Als geborene Buhlschaft erweist sich Verena Altenberger, die ebenfalls neu in dieser Spielsaison ist. Sie lebt die mit wenig Text bemessene Rolle wie keine Andere vor ihr, es passt einfach alles grandios zusammen. Trotz der – im Gegensatz zu vielen anderen Rollen – wenigen Präsenz, hat es heuer kaum ein*e andere*r ihrer Kolleg*innen geschafft, mit so viel Feingefühl und Überzeugung zu spielen. Generell eine der stärksten Performances des Abends. Es bleibt zu hoffen, dass sie dem Ensemble auch in den nächsten Jahren erhalten bleibt. Durch ihre Interpretation spürt man auch regelrecht, dass die Buhlschaft vollständig emanzipiert und nicht abhängig von Jedermann ist. Auf Augenhöhe mit dem „Jedermann“ hat man so noch nie eine Buhlschaft gesehen. Ein wichtiger Schritt von Altenberger, die nicht zuletzt für diese Darstellung und wegen ihrer Frisur von konservativen Kreisen sogar harsche Kritik einstecken musste.

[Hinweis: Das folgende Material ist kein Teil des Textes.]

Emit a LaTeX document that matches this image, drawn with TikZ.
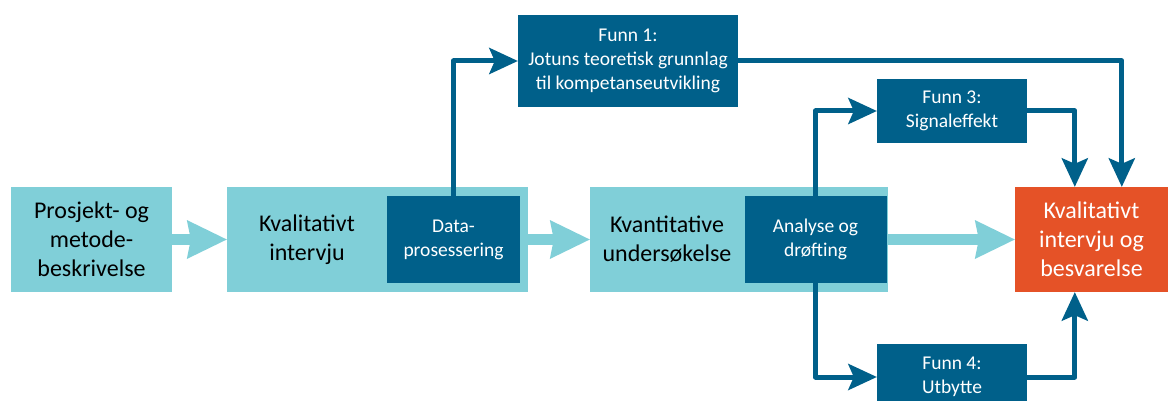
\documentclass[tikz,border=0pt]{standalone}
\usepackage{fontspec}
\setmainfont{Carlito}
\usetikzlibrary{arrows.meta}
\definecolor{lightc}{RGB}{128,207,216}
\definecolor{darkc}{RGB}{0,96,138}
\definecolor{orangec}{RGB}{229,82,39}
\begin{document}
\begin{tikzpicture}[x=1pt,y=-1pt,
  lightbox/.style={fill=lightc, draw=none, inner sep=0pt},
  darkbox/.style={fill=darkc, draw=none, inner sep=0pt, text=white, align=center,
    font=\fontsize{19.5}{24}\selectfont},
  orangebox/.style={fill=orangec, draw=none, inner sep=0pt, text=white, align=center,
    font=\fontsize{24}{29}\selectfont},
  bigtext/.style={align=center, text=black, font=\fontsize{24}{29}\selectfont, inner sep=0pt},
  fatarrow/.style={draw=lightc, line width=11pt,
    -{Stealth[length=40pt,width=39pt,inset=4pt,line width=0pt]}},
  darrow/.style={draw=darkc, line width=5pt, line join=round,
    -{Stealth[length=29pt,width=27pt,inset=6pt,line width=0pt]}}
]
\useasboundingbox (0,0) rectangle (1168,401);

% main light boxes
\node[lightbox, minimum width=161pt, minimum height=105pt] (A) at (91.5,239.5) {};
\node[bigtext] (Atext) at (A.center) {Prosjekt- og\\metode-\\beskrivelse};
\node[lightbox, minimum width=301pt, minimum height=105pt] (B) at (377.5,239.5) {};
\node[bigtext] (Btext) at (307,239.5) {Kvalitativt\\intervju};
\node[darkbox, minimum width=133pt, minimum height=87pt] (Data) at (453.5,239.5) {Data-\\prosessering};
\node[lightbox, minimum width=298pt, minimum height=105pt] (C) at (739,239.5) {};
\node[bigtext] (Ctext) at (667,239.5) {Kvantitative\\undersøkelse};
\node[darkbox, minimum width=142pt, minimum height=87pt] (An) at (815.5,239.5) {Analyse og\\drøfting};
\node[orangebox, minimum width=153pt, minimum height=105pt] (D) at (1091.5,239.5) {Kvalitativt\\intervju og\\besvarelse};

% findings
\node[darkbox, minimum width=220pt, minimum height=92pt] (F1) at (628,61) {Funn 1:\\Jotuns teoretisk grunnlag\\til kompetanseutvikling};
\node[darkbox, minimum width=150pt, minimum height=64pt] (F3) at (952,111) {Funn 3:\\Signaleffekt};
\node[darkbox, minimum width=150pt, minimum height=66pt] (F4) at (952,377) {Funn 4:\\Utbytte};

\coordinate (Dt1) at ([xshift=107pt]D.north west);
\coordinate (Dt3) at ([xshift=60pt]D.north west);
\coordinate (Db4) at ([xshift=60pt]D.south west);

% fat arrows
\draw[fatarrow] (A.east) -- (B.west);
\draw[fatarrow] (B.east) -- (C.west);
\draw[fatarrow] (C.east) -- (D.west);

% dark arrows
\draw[darrow] (Data.north) |- (F1.west);
\draw[darrow] (F1.east) -| (Dt1);
\draw[darrow] (An.north) |- (F3.west);
\draw[darrow] (F3.east) -| (Dt3);
\draw[darrow] (An.south) |- (F4.west);
\draw[darrow] (F4.east) -| (Db4);
\end{tikzpicture}
\end{document}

Interessant ist auch, dass die Abschiedsszene zwischen Jedermann und seiner Buhlschaft neu erarbeitet wurde. So sieht man erstmals in diesem Stück eine Frau, die den Titelgeber nicht nur wegen des Geldes geliebt hat, sondern tatsächlich liebte. Die Szene kommt ohne Worte aus und verdeutlicht durch ein starkes Auftreten die innige Beziehung zwischen den Charakteren, auch, wenn die Buhlschaft trotzdem nicht in das Reich der Toten mitgehen möchte. 

Schrill und fesselnd

Insgesamt ist die Inszenierung sehr schrill und farbenfroh, im Vergleich zu den bisherigen Aufführungen noch nie in vergleichbarer Form gespielt und inszeniert worden. Die Todesszene der Hauptfigur ist insofern reizvoll, da sie sehr an Darstellungen des gestorbenen Christus angelehnt ist. Für Gänsehaut-Momente sorgen wie jedes Jahr die gespenstischen „JE-DER-MANN“-Rufe. Auf den ersten Anblick scheint die Inszenierung gewöhnungsbedürftig, jedoch ist bei dieser Darbietung das Gegenteil der Fall. Man fühlt sich sofort direkt zu den Dramatis Personae hineinversetzt und kommt nicht mehr los, man fühlt mit dem Sterbenden und seiner schmerzhaften Erkenntnis, keine wirklichen Freunde zu haben, mit. 

Der sterbende „Jedermann“ (Lars Eidinger) in den Armen des Todes (Edith Clever) – ein Anblick wie aus Kreuzigungsdarstellungen. Foto: © SF/Matthias Horn

Für Schmunzeln sorgt auch Schauspielerin Mavie Hörbiger, die als erste weibliche Person in die Rolle des Teufels schlüpft. Und sie knüpft damit direkt an ihre Vorgänger an: Humorvoll, aber mit dem Ziel, Jedermann in sprichwörtlich letzter Sekunde noch zum Umdenken zu bewegen. Auch das „machohafte“ Gehabe dieses Charakters vermittelt sie nahezu perfekt. 

Abschließend bleibt nur zu sagen, dass die Neuinszenierung gelungen ist und zweifellos an die Wiederaufnahmen der letzten Jahre anknüpfen kann. Chapeau! 

Infobox „Jedermann – Das Spiel vom Sterben des reichen Mannes“

„Jedermann – Das Spiel vom Sterben des reichen Mannes“ ist ein Stück des Österreichers und Salzburger-Festspiele-Mitgründer Hugo von Hofmannsthal. Es wird seit 1920 jedes Jahr von einer Vielzahl bekannter und erfolgreicher Schauspieler*innen bei dem bedeutendsten Kulturfestival der Welt aufgeführt. Es handelt von der Titelperson „Jedermann“, einem verwöhnten und reichen Mann, welcher kein Gefühl für seine Mitmenschen hat. Gott, dem diese Entwicklung nicht gefällt, befiehlt dem Tod, den Protagonisten abzuholen. „Jedermann“ hingegen hat Angst davor, alleine vor die*den letzte*n Richter*in zu treten und will sich ein Geleit suchen. Hier erkennt er, dass ihm keiner beistehen will, aber der Glaube bis zum Schluss für ihn da ist, den er allerdings die Jahre davor verlacht hat. Schließlich stirbt die Hauptperson frei von seinen Sünden.